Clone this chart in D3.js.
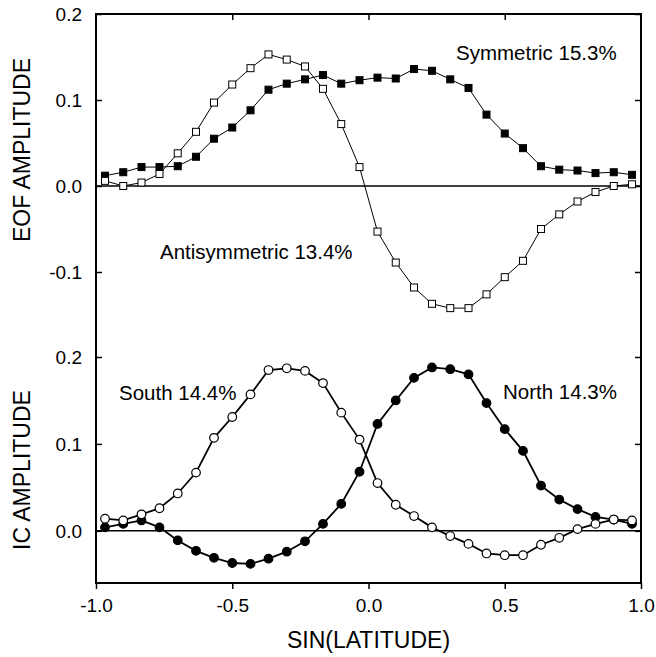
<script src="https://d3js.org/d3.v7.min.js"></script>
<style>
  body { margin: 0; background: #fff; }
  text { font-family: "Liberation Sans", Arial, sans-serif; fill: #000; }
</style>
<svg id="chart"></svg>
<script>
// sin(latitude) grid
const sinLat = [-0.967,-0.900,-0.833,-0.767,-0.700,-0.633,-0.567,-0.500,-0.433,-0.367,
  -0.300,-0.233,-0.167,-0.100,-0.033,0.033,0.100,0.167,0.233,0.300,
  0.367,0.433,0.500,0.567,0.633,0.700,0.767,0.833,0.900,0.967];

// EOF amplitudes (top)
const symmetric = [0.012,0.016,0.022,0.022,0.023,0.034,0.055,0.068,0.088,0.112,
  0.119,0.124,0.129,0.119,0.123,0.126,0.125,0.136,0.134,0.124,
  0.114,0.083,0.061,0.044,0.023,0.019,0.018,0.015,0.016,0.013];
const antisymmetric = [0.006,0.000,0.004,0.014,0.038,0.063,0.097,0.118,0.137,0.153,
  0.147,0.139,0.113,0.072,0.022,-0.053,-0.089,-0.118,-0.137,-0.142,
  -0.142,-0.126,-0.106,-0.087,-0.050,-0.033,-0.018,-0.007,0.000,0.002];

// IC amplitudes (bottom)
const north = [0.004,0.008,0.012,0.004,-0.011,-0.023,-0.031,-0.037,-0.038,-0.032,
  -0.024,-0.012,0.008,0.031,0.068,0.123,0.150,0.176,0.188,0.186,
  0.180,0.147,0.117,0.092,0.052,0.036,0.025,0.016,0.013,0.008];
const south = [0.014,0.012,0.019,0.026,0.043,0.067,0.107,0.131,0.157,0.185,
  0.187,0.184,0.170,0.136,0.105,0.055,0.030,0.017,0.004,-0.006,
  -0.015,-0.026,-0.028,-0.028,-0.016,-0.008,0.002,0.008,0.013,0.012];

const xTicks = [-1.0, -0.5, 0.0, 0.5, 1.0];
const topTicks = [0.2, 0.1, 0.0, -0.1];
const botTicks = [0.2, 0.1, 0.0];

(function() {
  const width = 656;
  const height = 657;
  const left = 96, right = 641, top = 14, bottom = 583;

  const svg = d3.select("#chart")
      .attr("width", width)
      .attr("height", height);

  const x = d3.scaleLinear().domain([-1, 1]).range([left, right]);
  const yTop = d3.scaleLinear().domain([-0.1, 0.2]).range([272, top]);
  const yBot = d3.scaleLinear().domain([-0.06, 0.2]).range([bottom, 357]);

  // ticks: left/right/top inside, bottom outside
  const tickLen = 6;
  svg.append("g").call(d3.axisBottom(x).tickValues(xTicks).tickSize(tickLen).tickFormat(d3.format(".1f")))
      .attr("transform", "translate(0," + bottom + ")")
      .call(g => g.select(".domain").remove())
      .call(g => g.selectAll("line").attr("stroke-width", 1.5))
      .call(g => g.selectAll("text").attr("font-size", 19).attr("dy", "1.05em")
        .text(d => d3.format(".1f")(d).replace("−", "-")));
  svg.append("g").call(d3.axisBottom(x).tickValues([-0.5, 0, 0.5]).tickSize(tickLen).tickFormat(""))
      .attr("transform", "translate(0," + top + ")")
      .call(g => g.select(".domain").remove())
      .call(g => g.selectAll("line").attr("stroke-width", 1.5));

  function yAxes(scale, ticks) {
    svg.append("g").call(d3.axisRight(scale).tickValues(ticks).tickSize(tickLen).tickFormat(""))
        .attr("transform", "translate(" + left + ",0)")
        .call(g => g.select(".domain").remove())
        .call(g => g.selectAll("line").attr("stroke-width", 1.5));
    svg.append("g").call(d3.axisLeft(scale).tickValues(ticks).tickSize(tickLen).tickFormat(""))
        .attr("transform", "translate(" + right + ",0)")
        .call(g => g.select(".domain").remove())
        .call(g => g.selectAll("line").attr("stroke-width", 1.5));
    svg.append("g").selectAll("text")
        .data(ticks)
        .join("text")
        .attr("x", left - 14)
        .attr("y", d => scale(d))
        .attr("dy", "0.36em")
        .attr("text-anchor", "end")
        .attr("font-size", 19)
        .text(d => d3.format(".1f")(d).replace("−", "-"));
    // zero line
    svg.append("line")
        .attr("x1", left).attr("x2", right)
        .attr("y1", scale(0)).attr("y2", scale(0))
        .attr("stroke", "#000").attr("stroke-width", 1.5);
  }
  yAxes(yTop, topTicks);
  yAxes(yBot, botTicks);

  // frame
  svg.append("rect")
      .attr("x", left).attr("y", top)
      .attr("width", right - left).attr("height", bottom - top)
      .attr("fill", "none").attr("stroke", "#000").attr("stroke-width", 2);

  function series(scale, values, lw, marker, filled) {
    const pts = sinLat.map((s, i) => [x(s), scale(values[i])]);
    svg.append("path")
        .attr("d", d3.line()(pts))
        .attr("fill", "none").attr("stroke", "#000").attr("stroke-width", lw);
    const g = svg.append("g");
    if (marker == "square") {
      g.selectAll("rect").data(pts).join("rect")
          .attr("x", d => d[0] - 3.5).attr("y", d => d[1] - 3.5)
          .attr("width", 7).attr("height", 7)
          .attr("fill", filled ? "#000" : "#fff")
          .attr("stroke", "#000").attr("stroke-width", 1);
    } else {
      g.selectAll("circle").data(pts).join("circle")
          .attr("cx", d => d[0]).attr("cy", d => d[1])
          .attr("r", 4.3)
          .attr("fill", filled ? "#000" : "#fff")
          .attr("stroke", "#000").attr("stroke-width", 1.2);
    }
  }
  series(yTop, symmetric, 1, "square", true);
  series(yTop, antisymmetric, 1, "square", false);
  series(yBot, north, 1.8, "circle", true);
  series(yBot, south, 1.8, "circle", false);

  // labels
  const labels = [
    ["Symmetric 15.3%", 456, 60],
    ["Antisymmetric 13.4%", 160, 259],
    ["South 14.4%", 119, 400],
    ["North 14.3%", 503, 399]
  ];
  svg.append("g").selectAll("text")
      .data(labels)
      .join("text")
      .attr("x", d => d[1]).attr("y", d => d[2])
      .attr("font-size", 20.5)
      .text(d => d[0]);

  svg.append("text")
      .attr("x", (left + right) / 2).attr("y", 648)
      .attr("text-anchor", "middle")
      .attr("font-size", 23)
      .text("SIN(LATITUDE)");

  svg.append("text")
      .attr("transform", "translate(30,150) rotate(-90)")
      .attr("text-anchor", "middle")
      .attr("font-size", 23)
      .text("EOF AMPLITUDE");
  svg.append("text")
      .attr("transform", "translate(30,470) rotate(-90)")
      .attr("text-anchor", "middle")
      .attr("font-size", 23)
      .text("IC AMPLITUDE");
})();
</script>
--
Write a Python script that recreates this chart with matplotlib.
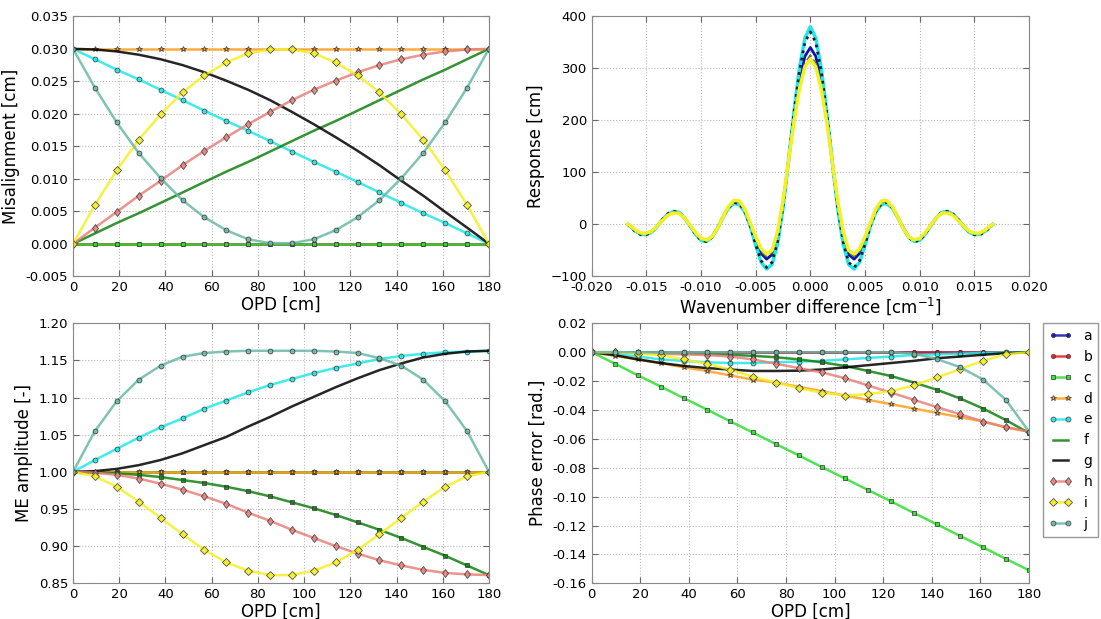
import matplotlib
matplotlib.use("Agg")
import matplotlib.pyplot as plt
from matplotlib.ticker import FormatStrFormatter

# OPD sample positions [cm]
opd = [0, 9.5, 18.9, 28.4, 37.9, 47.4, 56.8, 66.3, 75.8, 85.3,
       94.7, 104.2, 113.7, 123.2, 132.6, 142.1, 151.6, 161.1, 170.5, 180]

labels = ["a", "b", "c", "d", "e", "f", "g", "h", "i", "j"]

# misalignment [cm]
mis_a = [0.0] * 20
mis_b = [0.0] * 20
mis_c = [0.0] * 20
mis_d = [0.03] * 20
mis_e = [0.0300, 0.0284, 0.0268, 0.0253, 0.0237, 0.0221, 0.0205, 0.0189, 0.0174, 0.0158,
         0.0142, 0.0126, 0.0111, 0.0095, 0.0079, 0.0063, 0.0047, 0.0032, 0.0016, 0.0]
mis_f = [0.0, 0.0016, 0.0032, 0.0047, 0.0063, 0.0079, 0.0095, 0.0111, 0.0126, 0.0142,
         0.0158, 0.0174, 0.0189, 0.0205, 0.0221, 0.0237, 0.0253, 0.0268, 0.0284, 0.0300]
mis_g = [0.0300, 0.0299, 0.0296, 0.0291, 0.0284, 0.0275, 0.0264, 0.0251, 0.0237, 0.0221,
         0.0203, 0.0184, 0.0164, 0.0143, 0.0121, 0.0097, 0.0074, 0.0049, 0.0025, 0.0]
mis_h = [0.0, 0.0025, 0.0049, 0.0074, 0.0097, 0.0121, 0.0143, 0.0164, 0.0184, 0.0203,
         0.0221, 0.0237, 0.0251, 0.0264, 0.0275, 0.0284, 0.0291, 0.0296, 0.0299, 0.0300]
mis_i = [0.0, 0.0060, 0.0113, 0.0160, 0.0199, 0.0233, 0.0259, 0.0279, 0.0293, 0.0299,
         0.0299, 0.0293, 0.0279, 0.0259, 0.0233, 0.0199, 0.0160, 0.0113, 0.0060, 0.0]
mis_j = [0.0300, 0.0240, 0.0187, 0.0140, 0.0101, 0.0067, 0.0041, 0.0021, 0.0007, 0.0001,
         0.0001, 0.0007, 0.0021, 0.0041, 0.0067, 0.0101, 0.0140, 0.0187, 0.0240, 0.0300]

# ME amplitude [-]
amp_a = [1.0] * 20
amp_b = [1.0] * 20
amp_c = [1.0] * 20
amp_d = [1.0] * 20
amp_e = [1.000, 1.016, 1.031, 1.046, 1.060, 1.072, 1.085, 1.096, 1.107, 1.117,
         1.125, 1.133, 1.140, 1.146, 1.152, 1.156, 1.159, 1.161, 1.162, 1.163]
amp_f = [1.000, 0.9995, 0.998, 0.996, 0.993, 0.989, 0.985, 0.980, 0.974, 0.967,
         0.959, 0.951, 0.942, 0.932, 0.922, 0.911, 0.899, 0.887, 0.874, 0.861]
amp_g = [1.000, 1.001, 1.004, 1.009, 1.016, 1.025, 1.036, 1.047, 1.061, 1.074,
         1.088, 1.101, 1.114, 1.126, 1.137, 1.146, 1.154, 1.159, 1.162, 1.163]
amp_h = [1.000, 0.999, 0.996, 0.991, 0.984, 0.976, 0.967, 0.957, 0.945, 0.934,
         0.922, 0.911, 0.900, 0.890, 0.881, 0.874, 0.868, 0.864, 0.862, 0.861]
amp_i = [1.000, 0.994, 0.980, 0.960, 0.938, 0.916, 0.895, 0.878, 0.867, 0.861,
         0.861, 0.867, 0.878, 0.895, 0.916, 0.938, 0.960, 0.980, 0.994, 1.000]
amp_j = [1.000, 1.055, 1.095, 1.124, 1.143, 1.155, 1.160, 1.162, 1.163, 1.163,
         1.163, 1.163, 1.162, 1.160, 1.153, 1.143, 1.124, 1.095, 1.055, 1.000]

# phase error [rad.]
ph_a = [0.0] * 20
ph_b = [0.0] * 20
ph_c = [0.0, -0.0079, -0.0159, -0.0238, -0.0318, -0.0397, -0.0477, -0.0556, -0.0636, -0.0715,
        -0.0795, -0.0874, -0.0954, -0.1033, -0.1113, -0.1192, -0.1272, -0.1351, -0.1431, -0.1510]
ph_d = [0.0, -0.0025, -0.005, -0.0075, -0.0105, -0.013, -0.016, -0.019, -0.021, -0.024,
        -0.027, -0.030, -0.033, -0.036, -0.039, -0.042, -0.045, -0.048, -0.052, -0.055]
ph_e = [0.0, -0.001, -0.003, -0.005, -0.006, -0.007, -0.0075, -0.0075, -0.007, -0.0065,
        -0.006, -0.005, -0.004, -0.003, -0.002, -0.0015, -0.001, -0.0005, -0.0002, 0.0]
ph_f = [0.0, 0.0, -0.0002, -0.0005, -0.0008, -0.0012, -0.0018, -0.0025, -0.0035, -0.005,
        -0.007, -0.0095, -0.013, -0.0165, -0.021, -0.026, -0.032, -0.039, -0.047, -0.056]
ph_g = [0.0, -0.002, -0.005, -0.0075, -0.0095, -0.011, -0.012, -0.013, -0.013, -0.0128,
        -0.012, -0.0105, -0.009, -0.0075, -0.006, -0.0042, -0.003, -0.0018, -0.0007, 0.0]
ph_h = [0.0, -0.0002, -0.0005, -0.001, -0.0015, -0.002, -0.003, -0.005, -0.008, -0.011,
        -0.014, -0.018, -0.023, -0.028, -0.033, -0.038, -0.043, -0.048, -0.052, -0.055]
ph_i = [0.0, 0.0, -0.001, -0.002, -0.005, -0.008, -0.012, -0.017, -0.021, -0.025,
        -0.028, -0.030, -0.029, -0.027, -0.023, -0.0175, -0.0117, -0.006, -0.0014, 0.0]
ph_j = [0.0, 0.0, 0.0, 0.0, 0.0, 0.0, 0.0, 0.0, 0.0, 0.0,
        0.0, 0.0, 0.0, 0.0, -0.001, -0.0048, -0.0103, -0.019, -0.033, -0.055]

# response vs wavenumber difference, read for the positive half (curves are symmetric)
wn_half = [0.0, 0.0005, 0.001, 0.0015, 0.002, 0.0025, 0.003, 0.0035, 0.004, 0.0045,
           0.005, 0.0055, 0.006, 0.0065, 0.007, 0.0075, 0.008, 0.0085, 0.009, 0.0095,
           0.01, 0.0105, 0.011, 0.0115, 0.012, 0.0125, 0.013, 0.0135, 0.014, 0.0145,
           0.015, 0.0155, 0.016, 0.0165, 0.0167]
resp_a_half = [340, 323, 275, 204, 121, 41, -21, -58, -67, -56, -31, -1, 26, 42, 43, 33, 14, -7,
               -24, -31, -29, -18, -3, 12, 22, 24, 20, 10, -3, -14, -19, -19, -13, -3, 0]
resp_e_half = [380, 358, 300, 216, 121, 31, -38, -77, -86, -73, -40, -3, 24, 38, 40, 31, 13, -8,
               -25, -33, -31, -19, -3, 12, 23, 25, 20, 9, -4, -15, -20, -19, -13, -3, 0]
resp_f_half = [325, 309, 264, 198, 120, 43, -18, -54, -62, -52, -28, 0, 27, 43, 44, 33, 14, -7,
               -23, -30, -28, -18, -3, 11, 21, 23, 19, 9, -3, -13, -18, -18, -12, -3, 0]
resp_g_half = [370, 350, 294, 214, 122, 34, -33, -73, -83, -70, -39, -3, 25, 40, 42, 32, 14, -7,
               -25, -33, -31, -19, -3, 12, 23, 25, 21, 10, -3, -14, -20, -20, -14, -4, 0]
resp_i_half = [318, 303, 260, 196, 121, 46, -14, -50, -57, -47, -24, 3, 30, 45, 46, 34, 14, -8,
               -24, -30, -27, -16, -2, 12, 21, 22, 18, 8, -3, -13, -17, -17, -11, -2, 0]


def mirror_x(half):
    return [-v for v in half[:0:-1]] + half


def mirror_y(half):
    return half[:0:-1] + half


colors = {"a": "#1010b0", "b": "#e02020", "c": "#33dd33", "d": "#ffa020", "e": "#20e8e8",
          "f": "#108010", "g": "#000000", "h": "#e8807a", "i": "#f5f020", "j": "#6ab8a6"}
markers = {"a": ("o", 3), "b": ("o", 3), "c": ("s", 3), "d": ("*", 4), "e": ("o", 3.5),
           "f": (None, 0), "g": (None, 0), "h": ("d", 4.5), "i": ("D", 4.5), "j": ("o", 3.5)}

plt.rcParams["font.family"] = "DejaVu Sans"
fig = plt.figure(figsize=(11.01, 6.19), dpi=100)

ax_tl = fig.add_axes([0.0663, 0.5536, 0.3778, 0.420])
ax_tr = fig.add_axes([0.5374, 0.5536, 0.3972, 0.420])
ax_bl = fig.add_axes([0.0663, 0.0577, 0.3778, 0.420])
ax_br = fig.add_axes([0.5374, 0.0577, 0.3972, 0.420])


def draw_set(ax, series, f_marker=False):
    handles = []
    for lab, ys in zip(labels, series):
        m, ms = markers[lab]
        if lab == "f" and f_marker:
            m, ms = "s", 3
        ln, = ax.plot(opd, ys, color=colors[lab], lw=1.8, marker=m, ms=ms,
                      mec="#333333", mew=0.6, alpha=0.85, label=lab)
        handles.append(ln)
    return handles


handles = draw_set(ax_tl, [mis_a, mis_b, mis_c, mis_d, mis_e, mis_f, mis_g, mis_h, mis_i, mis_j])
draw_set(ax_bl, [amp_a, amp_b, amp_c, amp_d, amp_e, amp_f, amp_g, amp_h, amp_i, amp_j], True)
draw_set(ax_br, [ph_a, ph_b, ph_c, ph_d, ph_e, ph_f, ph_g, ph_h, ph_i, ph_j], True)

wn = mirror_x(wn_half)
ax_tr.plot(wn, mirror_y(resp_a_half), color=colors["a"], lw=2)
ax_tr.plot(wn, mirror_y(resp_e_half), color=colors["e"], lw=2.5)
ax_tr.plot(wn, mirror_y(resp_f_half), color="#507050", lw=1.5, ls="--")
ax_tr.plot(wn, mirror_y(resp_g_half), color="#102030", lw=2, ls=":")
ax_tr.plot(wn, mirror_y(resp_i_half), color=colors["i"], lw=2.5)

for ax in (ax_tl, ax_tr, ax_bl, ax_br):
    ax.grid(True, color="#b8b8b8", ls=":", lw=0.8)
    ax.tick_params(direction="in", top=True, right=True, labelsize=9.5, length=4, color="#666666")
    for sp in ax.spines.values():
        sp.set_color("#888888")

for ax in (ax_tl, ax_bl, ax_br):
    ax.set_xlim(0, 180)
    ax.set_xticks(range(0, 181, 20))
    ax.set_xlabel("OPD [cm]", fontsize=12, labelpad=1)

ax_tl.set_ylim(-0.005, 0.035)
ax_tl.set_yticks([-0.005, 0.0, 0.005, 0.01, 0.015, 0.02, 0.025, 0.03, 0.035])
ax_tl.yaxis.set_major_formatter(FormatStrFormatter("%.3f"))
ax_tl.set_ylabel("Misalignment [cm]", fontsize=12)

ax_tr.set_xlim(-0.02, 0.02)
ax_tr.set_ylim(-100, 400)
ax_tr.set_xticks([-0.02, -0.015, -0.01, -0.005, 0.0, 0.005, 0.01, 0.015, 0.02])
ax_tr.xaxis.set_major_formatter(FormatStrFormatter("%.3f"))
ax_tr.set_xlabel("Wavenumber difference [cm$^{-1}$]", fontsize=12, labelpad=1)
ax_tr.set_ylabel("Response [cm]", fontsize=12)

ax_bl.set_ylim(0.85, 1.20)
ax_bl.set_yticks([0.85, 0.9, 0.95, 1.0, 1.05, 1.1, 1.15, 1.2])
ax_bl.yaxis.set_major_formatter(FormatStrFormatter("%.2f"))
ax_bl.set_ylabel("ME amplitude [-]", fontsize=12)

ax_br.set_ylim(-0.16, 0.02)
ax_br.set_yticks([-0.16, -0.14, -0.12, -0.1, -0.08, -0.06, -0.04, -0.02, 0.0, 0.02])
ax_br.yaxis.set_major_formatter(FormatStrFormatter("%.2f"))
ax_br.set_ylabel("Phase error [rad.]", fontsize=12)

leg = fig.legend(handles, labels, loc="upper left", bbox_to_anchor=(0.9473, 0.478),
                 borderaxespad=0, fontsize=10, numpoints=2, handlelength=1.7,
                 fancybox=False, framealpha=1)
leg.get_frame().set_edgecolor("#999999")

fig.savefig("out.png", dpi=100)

_WHAT YOU HAVE TO DO_.
Among the entries above, take the lines from the one with "Write a Python" through the one with "0.0187, 0.0240, 0.0300]" and retype them exactly, leaving out the pictures.

_ANSWER TO THE EXERCISE_.
Write a Python script that recreates this chart with matplotlib.
import matplotlib
matplotlib.use("Agg")
import matplotlib.pyplot as plt
from matplotlib.ticker import FormatStrFormatter

# OPD sample positions [cm]
opd = [0, 9.5, 18.9, 28.4, 37.9, 47.4, 56.8, 66.3, 75.8, 85.3,
       94.7, 104.2, 113.7, 123.2, 132.6, 142.1, 151.6, 161.1, 170.5, 180]

labels = ["a", "b", "c", "d", "e", "f", "g", "h", "i", "j"]

# misalignment [cm]
mis_a = [0.0] * 20
mis_b = [0.0] * 20
mis_c = [0.0] * 20
mis_d = [0.03] * 20
mis_e = [0.0300, 0.0284, 0.0268, 0.0253, 0.0237, 0.0221, 0.0205, 0.0189, 0.0174, 0.0158,
         0.0142, 0.0126, 0.0111, 0.0095, 0.0079, 0.0063, 0.0047, 0.0032, 0.0016, 0.0]
mis_f = [0.0, 0.0016, 0.0032, 0.0047, 0.0063, 0.0079, 0.0095, 0.0111, 0.0126, 0.0142,
         0.0158, 0.0174, 0.0189, 0.0205, 0.0221, 0.0237, 0.0253, 0.0268, 0.0284, 0.0300]
mis_g = [0.0300, 0.0299, 0.0296, 0.0291, 0.0284, 0.0275, 0.0264, 0.0251, 0.0237, 0.0221,
         0.0203, 0.0184, 0.0164, 0.0143, 0.0121, 0.0097, 0.0074, 0.0049, 0.0025, 0.0]
mis_h = [0.0, 0.0025, 0.0049, 0.0074, 0.0097, 0.0121, 0.0143, 0.0164, 0.0184, 0.0203,
         0.0221, 0.0237, 0.0251, 0.0264, 0.0275, 0.0284, 0.0291, 0.0296, 0.0299, 0.0300]
mis_i = [0.0, 0.0060, 0.0113, 0.0160, 0.0199, 0.0233, 0.0259, 0.0279, 0.0293, 0.0299,
         0.0299, 0.0293, 0.0279, 0.0259, 0.0233, 0.0199, 0.0160, 0.0113, 0.0060, 0.0]
mis_j = [0.0300, 0.0240, 0.0187, 0.0140, 0.0101, 0.0067, 0.0041, 0.0021, 0.0007, 0.0001,
         0.0001, 0.0007, 0.0021, 0.0041, 0.0067, 0.0101, 0.0140, 0.0187, 0.0240, 0.0300]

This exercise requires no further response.